Stage D: Execute Changes (implementation mode)
Goal: Small diffs, frequent verification, controlled context.
Rules:
- •One logical change per step
- •Keep focus on one interface at a time
- •After each change: run verification command, paste actual output back
- •Commit early and often
For large codebases:
- •Provide only relevant files plus spec/todo
- •If summarizing repo, do it once and keep as reusable artifact
Stage E: Verify and Review (adversarial mode)
Goal: Force the model to try to break its own work.
Prompts:
- •"Act as a hostile reviewer. Find correctness bugs, not style nits. List concrete failing scenarios."
- •"Given these acceptance criteria, which are not actually satisfied? Be specific."
- •"Propose 5 tests that would fail if the implementation is wrong."
Stage F: Decide What Lasts
Goal: Keep the system easy to delete and rewrite.
Heuristics:
- •Keep "policy" (business rules) separate from "mechanism" (I/O, DB, HTTP)
- •Prefer shallow abstractions that can be removed without cascade
- •Invest in tests and fixtures more than clever architecture
The Three-File Convention
Keep at the root of every project:
spec.md # what/why/constraints todo.md # steps + verification commands decisions.md # tradeoffs, rejected options, assumptions
Agent Readiness Checklist (IMPACT)
Before running autonomous/agentic execution, verify:
| Dimension | Question | If No... |
|---|---|---|
| Intent | Do you have acceptance criteria and a test harness? | Don't run agent |
| Memory | Do you have durable artifacts (spec/todo) so it can resume? | It will thrash |
| Planning | Can it produce/update a plan with checkpoints? | It will improvise badly |
| Authority | Is what it can do restricted (edit, test, commit)? | Too risky |
| Control Flow | Does it decide next step based on tool output? | It's just generating blobs |
| Tools | Does it have minimum necessary tooling and nothing extra? | Attack surface too large |
Approve at meaningful checkpoints (end of todo item, after test suite passes), not every micro-step.
Prompt Patterns
Authoritarian (for correctness):
Edit these files: [paths] Interface: [exact signatures] Acceptance criteria: [list] Required tests: [list] Don't change anything else.
Options and tradeoffs (for design):
Give me 3 options and a recommendation. Make the recommendation conditional on constraints A/B/C.
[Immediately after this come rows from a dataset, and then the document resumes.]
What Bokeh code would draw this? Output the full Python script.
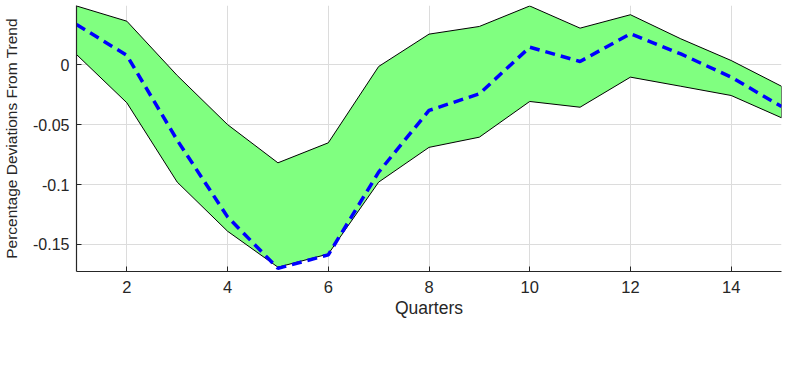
from bokeh.plotting import figure
from bokeh.embed import file_html
from bokeh.resources import INLINE
from bokeh.models import Range1d, FixedTicker

quarters = [1, 2, 3, 4, 5, 6, 7, 8, 9, 10, 11, 12, 13, 14, 15]
upper = [0.049, 0.0363, -0.009, -0.050, -0.0819, -0.0652, -0.0015, 0.0255, 0.0319, 0.049,
         0.0305, 0.0417, 0.0216, 0.0035, -0.018]
lower = [0.0085, -0.0318, -0.098, -0.139, -0.169, -0.158, -0.098, -0.069, -0.0605, -0.0307,
         -0.0355, -0.0104, -0.018, -0.0257, -0.0443]
median = [0.0336, 0.0077, -0.063, -0.127, -0.170, -0.1587, -0.0897, -0.0382, -0.0243, 0.0146,
          0.0027, 0.0258, 0.009, -0.0104, -0.0349]
x_ticks = [2, 4, 6, 8, 10, 12, 14]
y_ticks = [-0.15, -0.1, -0.05, 0]
y_tick_labels = {-0.15: "-0.15", -0.1: "-0.1", -0.05: "-0.05", 0: "0"}

p = figure(width=788, height=360, output_backend="svg", toolbar_location=None,
           x_range=Range1d(1, 15), y_range=Range1d(-0.1726, 0.0494),
           min_border_left=76, min_border_right=7, min_border_top=5, min_border_bottom=89)
p.outline_line_color = None

xs = quarters + quarters[::-1]
ys = upper + lower[::-1]
p.patch(xs, ys, fill_color="#80FF80", fill_alpha=1.0, line_color="#000000", line_width=1)
p.line(quarters, median, line_color="#0000FF", line_width=3.5, line_dash="10 6")

for ax in (p.xaxis[0], p.yaxis[0]):
    ax.axis_line_color = "#262626"
    ax.axis_line_width = 1.2
    ax.major_tick_line_color = "#262626"
    ax.major_tick_in = 5
    ax.major_tick_out = 0
    ax.minor_tick_line_color = None
    ax.major_label_text_font = "Liberation Sans"
    ax.major_label_text_color = "#262626"
    ax.axis_label_text_font = "Liberation Sans"
    ax.axis_label_text_font_style = "normal"
    ax.axis_label_text_color = "#262626"

p.xaxis.major_label_text_font_size = "16.5px"
p.yaxis.major_label_text_font_size = "16px"
p.xaxis.axis_label_text_font_size = "17.5px"
p.yaxis.axis_label_text_font_size = "15.5px"
p.xaxis.ticker = FixedTicker(ticks=x_ticks)
p.yaxis.ticker = FixedTicker(ticks=y_ticks)
p.yaxis.major_label_overrides = y_tick_labels
p.xaxis.axis_label = "Quarters"
p.yaxis.axis_label = "Percentage Deviations From Trend"
p.xaxis.major_label_standoff = 9
p.xaxis.axis_label_standoff = 2
p.yaxis.major_label_standoff = 7
p.yaxis.axis_label_standoff = 10

p.xgrid.ticker = FixedTicker(ticks=x_ticks)
p.ygrid.ticker = FixedTicker(ticks=y_ticks)
p.grid.grid_line_color = "#dcdcdc"
p.grid.grid_line_width = 1

open("out.html", "w").write(file_html(p, INLINE))
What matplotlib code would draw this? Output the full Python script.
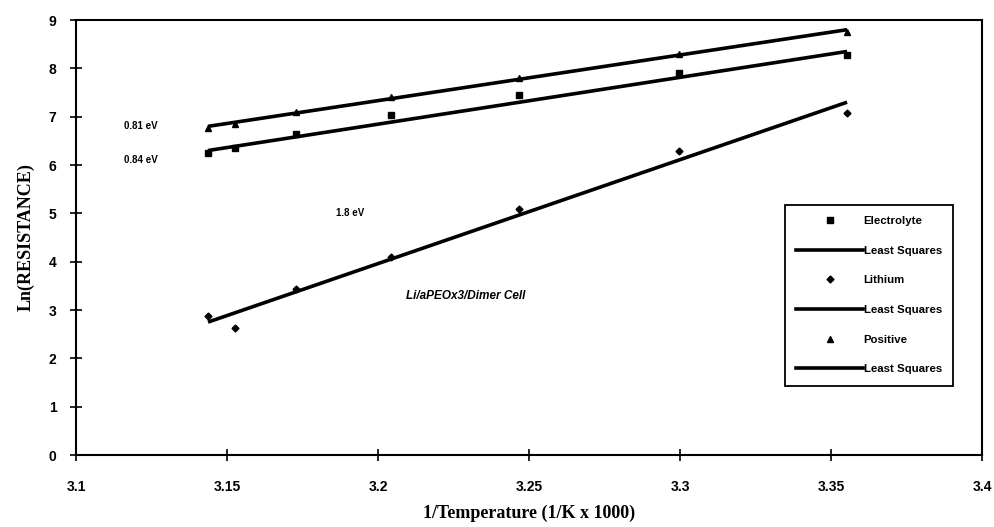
import matplotlib
matplotlib.use("Agg")
import matplotlib.pyplot as plt
from matplotlib.lines import Line2D

# Data
temp_x = [3.1437, 3.1527, 3.1729, 3.2043, 3.2467, 3.2997, 3.3553]
electrolyte = [6.25, 6.35, 6.65, 7.03, 7.45, 7.90, 8.27]
lithium = [2.88, 2.63, 3.43, 4.10, 5.09, 6.29, 7.08]
positive = [6.77, 6.85, 7.10, 7.40, 7.80, 8.30, 8.75]

fit_x = [3.1437, 3.3553]
fit_electrolyte = [6.30, 8.35]
fit_lithium = [2.75, 7.30]
fit_positive = [6.80, 8.80]

x_ticks = [3.1, 3.15, 3.2, 3.25, 3.3, 3.35, 3.4]
y_ticks = [0, 1, 2, 3, 4, 5, 6, 7, 8, 9]

fig = plt.figure(figsize=(9.94, 5.27), dpi=100)
ax = fig.add_axes([0.0765, 0.1366, 0.9115, 0.8254])

lw = 2.6
ax.plot(fit_x, fit_electrolyte, color="black", lw=lw, solid_capstyle="butt")
ax.plot(fit_x, fit_lithium, color="black", lw=lw, solid_capstyle="butt")
ax.plot(fit_x, fit_positive, color="black", lw=lw, solid_capstyle="butt")
ax.plot(temp_x, electrolyte, ls="none", marker="s", ms=4, color="black")
ax.plot(temp_x, lithium, ls="none", marker="D", ms=3.5, color="black")
ax.plot(temp_x, positive, ls="none", marker="^", ms=4, color="black")

ax.set_xlim(3.1, 3.4)
ax.set_ylim(0, 9)
ax.set_xticks(x_ticks)
ax.set_xticklabels([f"{v:g}" for v in x_ticks])
ax.set_yticks(y_ticks)
ax.tick_params(direction="inout", length=8, width=1.2, labelsize=10)
ax.tick_params(axis="x", pad=14)
ax.tick_params(axis="y", pad=10)
for lab in ax.get_xticklabels() + ax.get_yticklabels():
    lab.set_fontfamily("Liberation Sans")
    lab.set_fontweight("bold")
for s in ax.spines.values():
    s.set_linewidth(1.5)

ax.set_xlabel("1/Temperature (1/K x 1000)", fontfamily="Liberation Serif",
              fontweight="bold", fontsize=13, labelpad=8)
ax.set_ylabel("Ln(RESISTANCE)", fontfamily="Liberation Serif",
              fontweight="bold", fontsize=13, labelpad=10)

ann = dict(fontfamily="Liberation Sans", fontweight="bold", fontsize=7,
           ha="center", va="center")
ax.text(3.1215, 6.8, "0.81 eV", **ann)
ax.text(3.1215, 6.1, "0.84 eV", **ann)
ax.text(3.1908, 5.0, "1.8 eV", **ann)
ax.text(3.229, 3.3, "Li/aPEOx3/Dimer Cell", fontfamily="Liberation Sans",
        fontweight="bold", fontstyle="italic", fontsize=8.5, ha="center", va="center")

handles = [
    Line2D([], [], ls="none", marker="s", ms=4, color="black"),
    Line2D([], [], color="black", lw=lw),
    Line2D([], [], ls="none", marker="D", ms=3.5, color="black"),
    Line2D([], [], color="black", lw=lw),
    Line2D([], [], ls="none", marker="^", ms=4, color="black"),
    Line2D([], [], color="black", lw=lw),
]
labels = ["Electrolyte", "Least Squares", "Lithium", "Least Squares", "Positive", "Least Squares"]
leg = ax.legend(handles, labels, loc="upper left", bbox_to_anchor=(0.7826, 0.575),
                prop={"family": "Liberation Sans", "weight": "bold", "size": 8.2},
                handlelength=5.8, handletextpad=0.1, labelspacing=1.72,
                borderpad=1.0, frameon=True, fancybox=False, framealpha=1,
                edgecolor="black", borderaxespad=0)
leg.get_frame().set_linewidth(1.3)

fig.savefig("out.png", dpi=100)
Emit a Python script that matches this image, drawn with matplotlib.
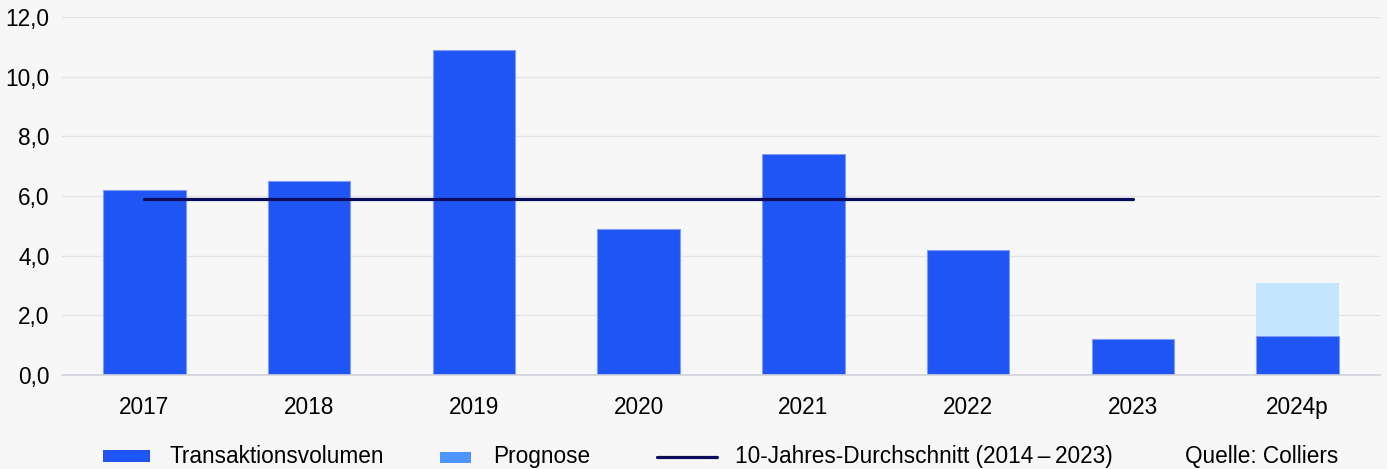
import matplotlib
matplotlib.use("Agg")
import matplotlib.pyplot as plt
from matplotlib.patches import Rectangle
from matplotlib.lines import Line2D
import numpy as np

plt.rcParams['font.family'] = ['Liberation Sans', 'DejaVu Sans']

years = ["2017", "2018", "2019", "2020", "2021", "2022", "2023", "2024p"]
volume = [6.2, 6.5, 10.9, 4.9, 7.4, 4.2, 1.2, 1.3]
forecast = [0, 0, 0, 0, 0, 0, 0, 1.8]
avg_years = ["2017", "2023"]
avg_value = [5.9, 5.9]
yticks = [0, 2, 4, 6, 8, 10, 12]
legend_labels = ["Transaktionsvolumen", "Prognose",
                 "10-Jahres-Durchschnitt (2014\u2009\u2013\u20092023)"]
source = "Quelle: Colliers"

BLUE = "#1f55f5"
LIGHT = "#c3e5fd"
LEG_LIGHT = "#4f95ff"
NAVY = "#0b0d5c"
BG = "#f7f7f7"
FS = 16.3
W, H = 1387, 469

fig = plt.figure(figsize=(W / 100, H / 100), dpi=100, facecolor=BG)
ax = fig.add_axes([62 / W, 1 - 375 / H, (1380 - 62) / W, (375 - 17) / H], facecolor=BG)

x = np.arange(len(years))
ax.bar(x, volume, width=0.5, color=BLUE, edgecolor="#7f9cf6", linewidth=0.8, zorder=2)
ax.bar(x, forecast, bottom=volume, width=0.5, color=LIGHT, linewidth=0, zorder=2)
ax.plot([years.index(y) for y in avg_years], avg_value, color=NAVY, lw=2.3,
        solid_capstyle='round', zorder=3)

ax.set_xlim(-0.5, len(years) - 0.5)
ax.set_ylim(0, 12)
ax.set_yticks(yticks)
ax.set_yticklabels([f"{v:.1f}".replace(".", ",") for v in yticks], fontsize=FS)
ax.set_xticks(x)
ax.set_xticklabels(years, fontsize=FS)
ax.tick_params(axis='y', length=0, pad=9)
ax.tick_params(axis='x', length=0, pad=15)
ax.grid(axis='y', color="#e4e4ec", lw=1, zorder=0)
for s in ["left", "right", "top"]:
    ax.spines[s].set_visible(False)
ax.spines["bottom"].set_color("#d2d2da")
ax.spines["bottom"].set_linewidth(1.2)
ax.spines["bottom"].set_zorder(4)

def fx(px):
    return px / W

def fy(py):
    return 1 - py / H

# legend (manual layout in figure pixels)
fig.add_artist(Rectangle((fx(103), fy(462)), fx(150) - fx(103), fy(450) - fy(462),
                         transform=fig.transFigure, facecolor=BLUE, edgecolor="none"))
fig.text(fx(170), fy(456), legend_labels[0], fontsize=FS, va="center", ha="left")
fig.add_artist(Rectangle((fx(440), fy(463)), fx(471) - fx(440), fy(452) - fy(463),
                         transform=fig.transFigure, facecolor=LEG_LIGHT, edgecolor="none"))
fig.text(fx(493), fy(456), legend_labels[1], fontsize=FS, va="center", ha="left")
fig.add_artist(Line2D([fx(657), fx(717)], [fy(457), fy(457)], transform=fig.transFigure,
                      color=NAVY, lw=2.3, solid_capstyle='round'))
fig.text(fx(735), fy(456), legend_labels[2], fontsize=FS, va="center", ha="left")
fig.text(fx(1338), fy(456), source, fontsize=FS, va="center", ha="right")

fig.savefig("out.png", dpi=100, facecolor=BG)
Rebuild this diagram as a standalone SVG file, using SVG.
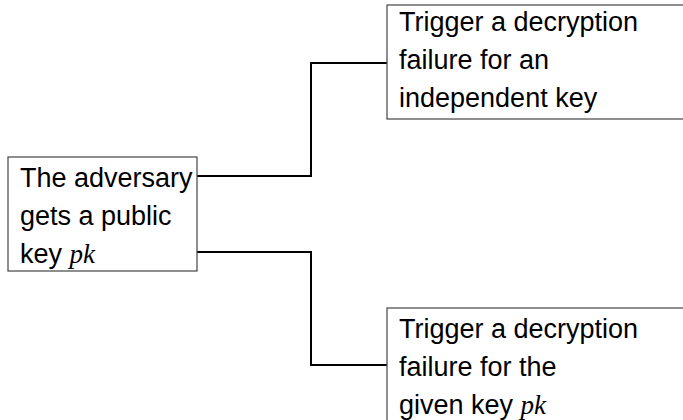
<svg xmlns="http://www.w3.org/2000/svg" width="683" height="420" viewBox="0 0 683 420">
<style>
.box{fill:#fff;stroke:#444;stroke-width:1.2}
.t{font-family:"Liberation Sans",Arial,sans-serif;font-size:27px;fill:#000}
.m{font-family:"Liberation Serif","Times New Roman",serif;font-style:italic}
.c{fill:none;stroke:#000;stroke-width:2}
</style>
<rect width="683" height="420" fill="#fff"/>
<g id="connectors">
<polyline class="c" points="197,176 311,176 311,63 387,63"/>
<polyline class="c" points="197,252 311,252 311,365 387,365"/>
</g>
<g id="root">
<rect class="box" x="8" y="157" width="189" height="114"/>
<text class="t" x="20" y="187">The adversary</text>
<text class="t" x="20" y="225">gets a public</text>
<text class="t" x="20" y="263">key <tspan class="m">pk</tspan></text>
</g>
<g id="independent">
<rect class="box" x="387" y="5" width="310" height="114"/>
<text class="t" x="399" y="31">Trigger a decryption</text>
<text class="t" x="399" y="69">failure for an</text>
<text class="t" x="399" y="107">independent key</text>
</g>
<g id="given">
<rect class="box" x="387" y="308" width="310" height="130"/>
<text class="t" x="399" y="338">Trigger a decryption</text>
<text class="t" x="399" y="376">failure for the</text>
<text class="t" x="399" y="414">given key <tspan class="m">pk</tspan></text>
</g>
</svg>
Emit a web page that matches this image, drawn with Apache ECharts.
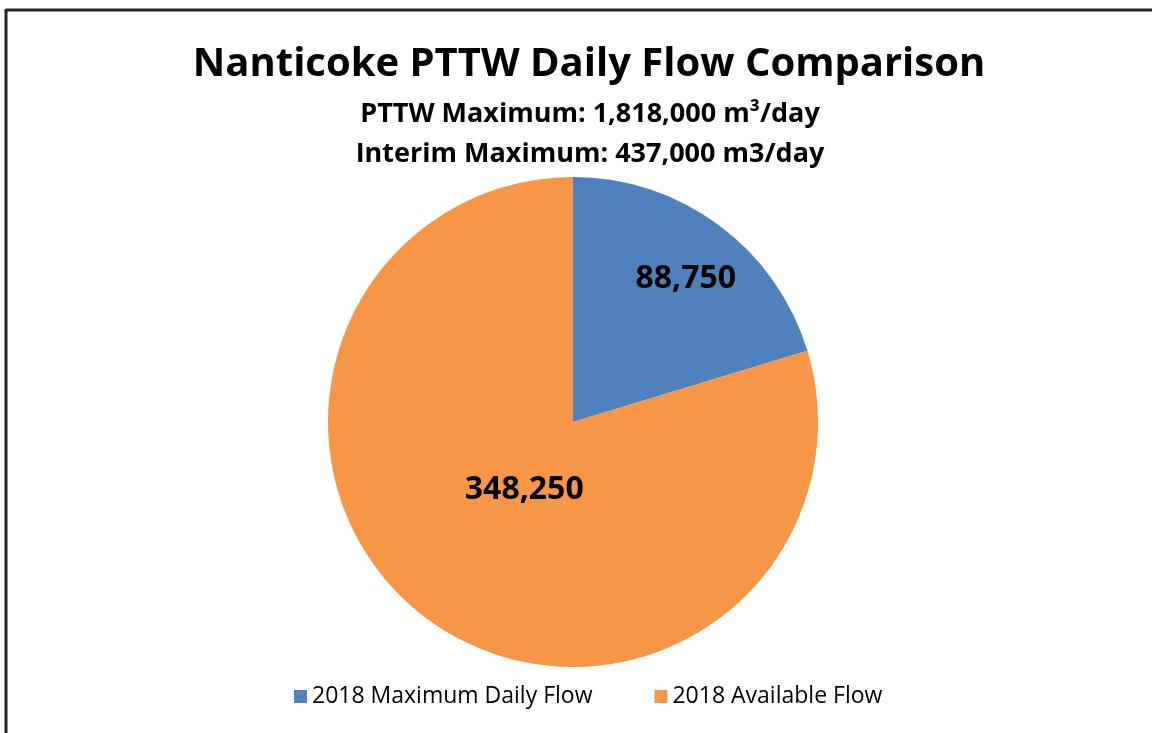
<!DOCTYPE html>
<html>
<head>
<meta charset="utf-8">
<script src="https://cdn.jsdelivr.net/npm/echarts@6/dist/echarts.min.js"></script>
<style>
  html, body { margin: 0; padding: 0; background: #fff; }
  #chart { width: 1152px; height: 733px; }
</style>
</head>
<body>
<div id="chart"></div>
<script>
var categories = ['2018 Maximum Daily Flow', '2018 Available Flow'];
var flows = [88750, 348250];
var colors = ['#4F81BD', '#F79646'];
// Excel puts its labels off the plain mid-radius spot, nudge them
var labelShift = [[38, -42], [26, -33]];

var font = 'Open Sans';
var chart = echarts.init(document.getElementById('chart'));

var pieData = [];
for (var i = 0; i < categories.length; i++) {
    pieData.push({
        name: categories[i],
        value: flows[i],
        itemStyle: { color: colors[i] },
        label: { offset: labelShift[i] }
    });
}

var option = {
    backgroundColor: '#fff',
    animation: false,
    textStyle: { fontFamily: font },
    title: [{
        text: 'Nanticoke PTTW Daily Flow Comparison',
        left: 584, top: 40, textAlign: 'center',
        textStyle: { fontFamily: font, fontSize: 40, fontWeight: 'bold', color: '#000' }
    }, {
        text: 'PTTW Maximum: 1,818,000 m³/day',
        left: 585, top: 96, textAlign: 'center',
        textStyle: { fontFamily: font, fontSize: 27, fontWeight: 'bold', color: '#000' }
    }, {
        text: 'Interim Maximum: 437,000 m3/day',
        left: 585, top: 136, textAlign: 'center',
        textStyle: { fontFamily: font, fontSize: 27, fontWeight: 'bold', color: '#000' }
    }],
    legend: {
        bottom: 20,
        left: 289,
        padding: [5, 5, 5, 5],
        icon: 'rect',
        itemWidth: 13,
        itemHeight: 13,
        itemGap: 62,
        data: categories,
        textStyle: { fontFamily: font, fontSize: 23, color: '#000' }
    },
    graphic: [
        { type: 'line', shape: { x1: 6, y1: 10, x2: 1152, y2: 10 }, style: { stroke: '#222', lineWidth: 3 } },
        { type: 'line', shape: { x1: 6, y1: 9, x2: 6, y2: 733 }, style: { stroke: '#222', lineWidth: 3 } }
    ],
    series: [{
        type: 'pie',
        center: [573, 422],
        radius: 245,
        startAngle: 90,
        clockwise: true,
        label: {
            show: true,
            position: 'inside',
            fontFamily: font,
            fontSize: 32,
            fontWeight: 'bold',
            color: '#000',
            formatter: function (p) { return p.value.toLocaleString('en-US'); }
        },
        labelLine: { show: false },
        emphasis: { disabled: true },
        itemStyle: { borderWidth: 0 },
        data: pieData
    }]
};
chart.setOption(option);
</script>
</body>
</html>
Context discipline (for large codebases):
Only use the files I provided. If you need more context, ask for a specific file and explain why.
Make it provable:
Add a test that fails on the buggy version and passes on the correct one.
Output Format
When this skill activates, produce:
SPEC-FIRST WORKFLOW STAGE A - FRAMING: [3 approaches with tradeoffs] [Recommendation] STAGE B - SPEC: [Draft spec.md content] STAGE C - TODO: [Draft todo.md with verification commands] Ready to proceed to Stage D (execution)?